The intrinsic composition of the parent rock also dictates its vulnerability to chemical attack. Minerals formed at high temperatures and pressures deep within the Earth, such as olivine, are highly unstable at the surface and weather quickly. In contrast, minerals formed at lower temperatures, like quartz, are much more resistant to chemical breakdown.
Physical weathering plays a supporting role by increasing the total surface area of the rock exposed to chemical agents. Fractures and cracks created by freeze-thaw cycles or pressure release allow water and dissolved acids to penetrate deep into the rock mass.
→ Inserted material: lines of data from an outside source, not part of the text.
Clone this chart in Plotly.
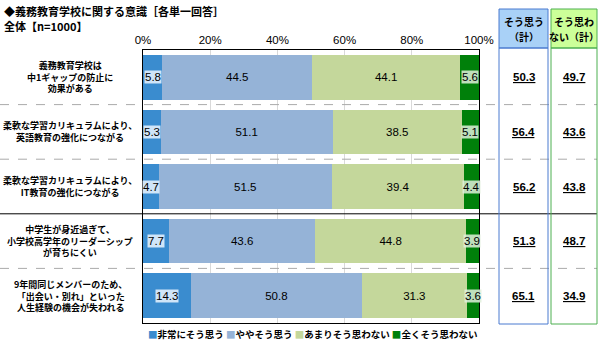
import plotly.graph_objects as go

categories = [
    "義務教育学校は<br>中1ギャップの防止に<br>効果がある",
    "柔軟な学習カリキュラムにより、<br>英語教育の強化につながる",
    "柔軟な学習カリキュラムにより、<br>IT教育の強化につながる",
    "中学生が身近過ぎて、<br>小学校高学年のリーダーシップ<br>が育ちにくい",
    "9年間同じメンバーのため、<br>「出会い・別れ」といった<br>人生経験の機会が失われる",
]
series_names = ["非常にそう思う", "ややそう思う", "あまりそう思わない", "全くそう思わない"]
very_agree = [5.8, 5.3, 4.7, 7.7, 14.3]
somewhat_agree = [44.5, 51.1, 51.5, 43.6, 50.8]
not_really = [44.1, 38.5, 39.4, 44.8, 31.3]
not_at_all = [5.6, 5.1, 4.4, 3.9, 3.6]
agree_total = [50.3, 56.4, 56.2, 51.3, 65.1]
disagree_total = [49.7, 43.6, 43.8, 48.7, 34.9]
total_headers = [["そう思う", "（計）"], ["そう思わ", "ない（計）"]]
tick_vals = [0, 20, 40, 60, 80, 100]

colors = ["#3a8ccf", "#95b3d7", "#c4d79b", "#00800a"]
FONT = "Noto Sans CJK JP, sans-serif"
NUMFONT = "Liberation Sans, Arial, sans-serif"

W, H = 600, 347
L, R, T, B = 143, 479, 50, 323
pw, ph = R - L, B - T

def px(x):
    return (x - L) / pw

def py(y):
    return (B - y) / ph

idx = list(range(len(categories)))
series = [very_agree, somewhat_agree, not_really, not_at_all]

fig = go.Figure()
for i, (name, vals) in enumerate(zip(series_names, series)):
    show_text = i in (1, 2)
    fig.add_trace(go.Bar(
        y=idx, x=vals, name=name, orientation="h",
        marker=dict(color=colors[i], line=dict(width=0)),
        width=0.82,
        text=[f"{v:.1f}" for v in vals] if show_text else None,
        textposition="inside" if show_text else "none",
        insidetextanchor="middle",
        constraintext="none",
        textfont=dict(color="black", size=11.5, family=NUMFONT),
        hoverinfo="skip",
        showlegend=False,
    ))

annotations = []

def ann(**kw):
    base = dict(showarrow=False, xanchor="center", yanchor="middle")
    base.update(kw)
    annotations.append(base)

for j in idx:
    ann(x=very_agree[j] / 2, y=j, xref="x", yref="y", text=f"{very_agree[j]:.1f}",
        font=dict(size=11.5, color="black", family=NUMFONT),
        bgcolor="rgba(235,245,255,0.85)", borderpad=0)
    ann(x=100 - not_at_all[j] / 2, y=j, xref="x", yref="y", text=f"{not_at_all[j]:.1f}",
        font=dict(size=11.5, color="black", family=NUMFONT),
        bgcolor="rgba(225,240,220,0.85)", borderpad=0)
    ann(x=px(70), y=j, xref="paper", yref="y", text=f"<b>{categories[j]}</b>",
        align="center", font=dict(size=9, color="black", family=FONT))
    ann(x=px(523.5), y=j, xref="paper", yref="y", text=f"<b><u>{agree_total[j]:.1f}</u></b>",
        font=dict(size=11.5, color="black", family=NUMFONT))
    ann(x=px(574), y=j, xref="paper", yref="y", text=f"<b><u>{disagree_total[j]:.1f}</u></b>",
        font=dict(size=11.5, color="black", family=NUMFONT))

ann(x=px(2), y=py(11), xref="paper", yref="paper", xanchor="left",
    text="<b>◆義務教育学校に関する意識［各単一回答］</b>",
    font=dict(size=11, color="black", family=FONT))
ann(x=px(2), y=py(25.5), xref="paper", yref="paper", xanchor="left",
    text="<b>全体【n=1000】</b>", font=dict(size=11, color="black", family=FONT))
for xc, lines in zip([523.5, 574], total_headers):
    ann(x=px(xc), y=py(21.5), xref="paper", yref="paper",
        text=f"<b>{lines[0]}</b>", font=dict(size=10, color="black", family=FONT))
    ann(x=px(xc), y=py(36.5), xref="paper", yref="paper",
        text=f"<b>{lines[1]}</b>", font=dict(size=10, color="black", family=FONT))

legend_text = " ".join(
    f"<span style='color:{c}'>■</span>{n}" for c, n in zip(colors, series_names)
)
ann(x=px(312), y=py(334), xref="paper", yref="paper",
    text=f"<b>{legend_text}</b>", font=dict(size=9.5, color="black", family=FONT))

shapes = []
for k in range(len(categories) - 1):
    solid = (k == 2)
    shapes.append(dict(type="line", xref="paper", yref="y",
                       x0=px(0), x1=px(597), y0=k + 0.5, y1=k + 0.5,
                       line=dict(color="black" if solid else "#aaaaaa",
                                 width=1, dash="solid" if solid else "dash"),
                       layer="above"))
shapes.append(dict(type="rect", xref="paper", yref="paper", x0=px(499), x1=px(548),
                   y0=py(48), y1=py(9), fillcolor="#a9d1f7", line=dict(color="#4a7bd0", width=1)))
shapes.append(dict(type="rect", xref="paper", yref="paper", x0=px(499), x1=px(548),
                   y0=py(324), y1=py(48), fillcolor="rgba(0,0,0,0)", line=dict(color="#4a7bd0", width=1)))
shapes.append(dict(type="rect", xref="paper", yref="paper", x0=px(551), x1=px(597),
                   y0=py(48), y1=py(9), fillcolor="#ccff99", line=dict(color="#4caf50", width=1)))
shapes.append(dict(type="rect", xref="paper", yref="paper", x0=px(551), x1=px(597),
                   y0=py(324), y1=py(48), fillcolor="rgba(0,0,0,0)", line=dict(color="#4caf50", width=1)))

fig.update_layout(
    barmode="stack",
    width=W, height=H,
    margin=dict(l=L, r=W - R, t=T, b=H - B, pad=0),
    paper_bgcolor="white", plot_bgcolor="white",
    font=dict(family=FONT, color="black", size=11),
    showlegend=False,
    xaxis=dict(range=[0, 100], side="top", tickvals=tick_vals,
               ticktext=[f"{v}%" for v in tick_vals],
               showgrid=True, gridcolor="#d9d9d9", zeroline=False,
               showline=True, linecolor="black", linewidth=1, mirror=True,
               ticks="", tickfont=dict(size=11.5, family=NUMFONT)),
    yaxis=dict(range=[4.5, -0.5], showticklabels=False, showgrid=False,
               zeroline=False, showline=True, linecolor="black", linewidth=1,
               mirror=True, ticks=""),
    annotations=annotations,
    shapes=shapes,
)

fig.write_html("out.html")
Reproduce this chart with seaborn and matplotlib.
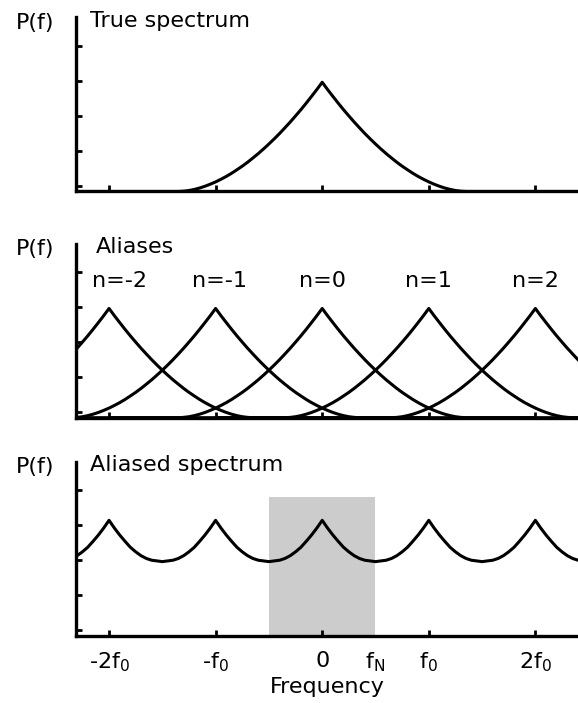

A greater exposed surface area means more mineral material is available for chemical reactions, accelerating the rate of decomposition.
The Role of Chemical Weathering in Earth Systems
Beyond simply breaking down rocks, chemical weathering performs fundamental functions that sustain life and regulate global processes. It converts solid rock into the fine-grained components necessary for supporting vegetation. This decomposition releases immobile nutrients, such as calcium, potassium, and phosphorus, from the rock structure, making them available for uptake by plant life.
The formation of fertile soil relies heavily on the clay minerals and dissolved ions produced by the hydrolysis of silicates. These secondary minerals provide the necessary structure and chemical exchange capacity for healthy soil development.
Chemical weathering also functions as a long-term “geological thermostat” that helps regulate Earth’s climate by participating in the global carbon cycle. The weathering of silicate rocks consumes atmospheric \(\text{CO}_2\) when carbonic acid reacts with the minerals. This reaction locks the carbon into dissolved bicarbonate ions, which are transported to the oceans and sequestered in sedimentary rocks like limestone. Over millions of years, this natural feedback loop has been a significant control on the concentration of atmospheric carbon dioxide.